Nice motor and grweat job on the wheels.

love it


----------



## Deanvtec (Mar 3, 2008)

Cracking car and work.:thumb:


----------



## Toomer (Nov 6, 2010)

stunning car!


----------



## magpieV6 (Jul 29, 2008)

aww, cheers guys! Im missing her already! Only put her away last night! 

Maggs, im going to get some wheel woolies for her wheels from polished bliss


----------



## Sandmo (Oct 26, 2010)

That is a really nice car! Won't see many of those in Norway, that's for sure!


----------



## Maggi200 (Aug 21, 2009)

magpieV6 said:


> aww, cheers guys! Im missing her already! Only put her away last night!
> 
> Maggs, im going to get some wheel woolies for her wheels from polished bliss


Just looked em up! I want some for my new wheels!!! They look awesome. You're gonna end up making me spend naughty amounts


----------



## magpieV6 (Jul 29, 2008)

flol, theres a few more things i need from polished bliss too!


----------



## Maggi200 (Aug 21, 2009)

What haven't you already got>?!


----------



## magpieV6 (Jul 29, 2008)

oooh well, theres quite a few bits that i want still! My excuse to the bf will be that i need the 3m ear plugs for my black baron  then add a few more bits


----------



## Maggi200 (Aug 21, 2009)

pmsl very crafty. No more spending for me until after christmas I'm afraid (other than tyres, locking bolts, colour coded front spoiler etc )


----------



## magpieV6 (Jul 29, 2008)

lol, how is that no more spending until after christmas? Cars looking great btw!


----------



## pritchard182 (Apr 20, 2009)

i was on megs stand @ fcs with you looked ace


----------



## magpieV6 (Jul 29, 2008)

^ not mine!


----------



## srmtor (Jul 12, 2008)

She looks proper evil on some of those pics.... brilliant!


----------



## MadMerc (Sep 8, 2008)

That is one great looking car!:argie::argie:


----------



## Celica steve (Jun 25, 2010)

Absoulutely STUNNING!

When you say you're putting it away, does this mean it's not your daily driver ?
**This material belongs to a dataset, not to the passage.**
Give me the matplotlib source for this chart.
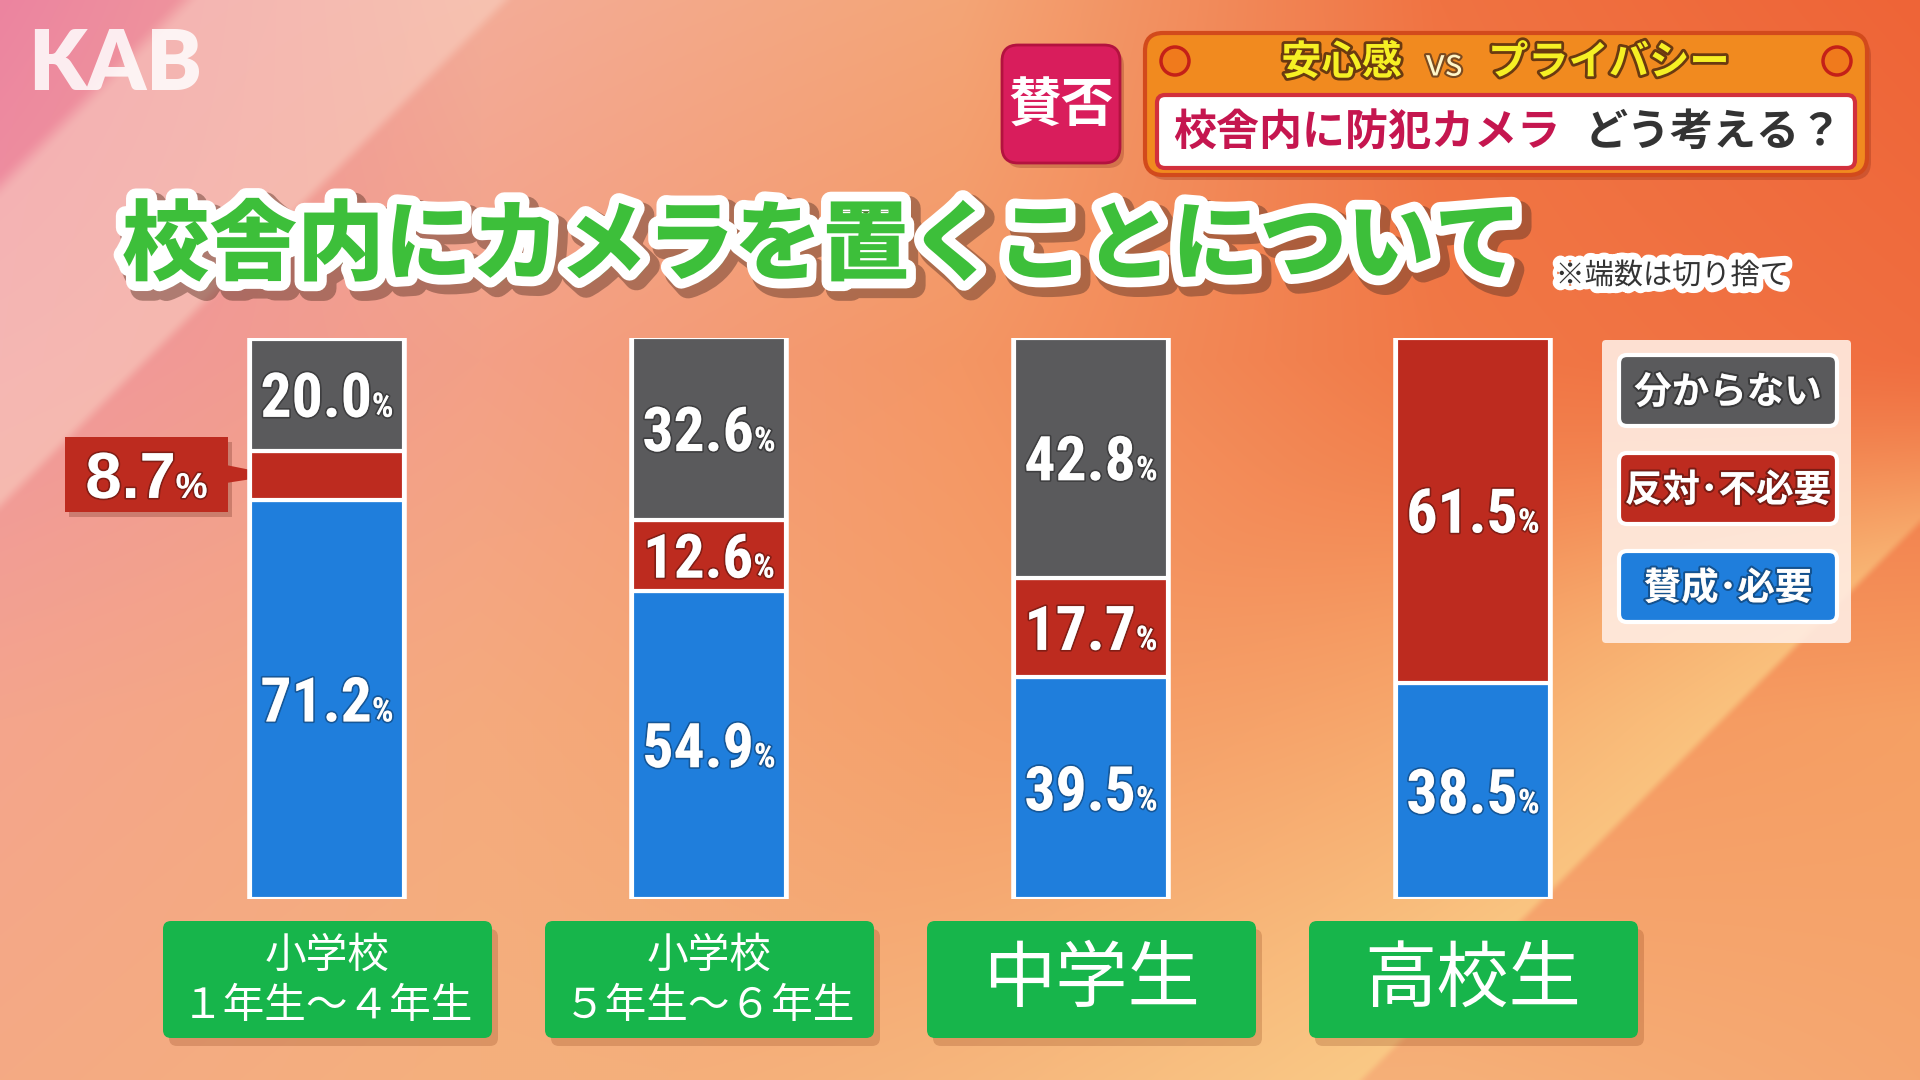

Is that the true number plate ? Brilliant ! :lol:


----------



## magpieV6 (Jul 29, 2008)

lol, yep she goes into a nice dry garage until march/april & only let out on the odd occasional dry day 

And yes, thanks to my luvly bf that is my real plate!


----------



## Smudge (Jun 27, 2006)

Now that is sweet!!!!!!:thumb::thumb::thumb::thumb::thumb:


----------



## magpieV6 (Jul 29, 2008)

fanx  lol


----------



## Fat Audi 80 (Nov 8, 2006)

Mint! :thumb:


----------



## farhanali89 (Oct 10, 2010)

that looks so sexy!


----------



## Celica steve (Jun 25, 2010)

So when the Clio's hibernating, what's your other drive ? Is it the bus ? :lol:


----------



## kakeuter (Nov 3, 2010)

I love the way that car looks! Nice ride.

-Kody-


----------



## oop.. (Oct 20, 2010)

black pearl:thumb:


----------



## bilout48 (Apr 10, 2008)

nice la v6


----------



## magpieV6 (Jul 29, 2008)

Celica steve said:


> So when the Clio's hibernating, what's your other drive ? Is it the bus ? :lol:


yep, the little 1.2 clio has to take alot of stick from me! :lol:

thanks guys :thumb:


----------



## Maggi200 (Aug 21, 2009)

That's not right Dawn. Stick?! Your daily gets more love than most garage queens!!


----------



## magpieV6 (Jul 29, 2008)

lol, ok but she does get called a few names when she's struggeling up the hills around here


----------



## Planet Man (Apr 12, 2008)

Cracking work:thumb:


----------



## SeanyBean (Sep 24, 2010)

mmmmmmmmmmmmmm i like it


----------



## magpieV6 (Jul 29, 2008)

aww, cheers guys


----------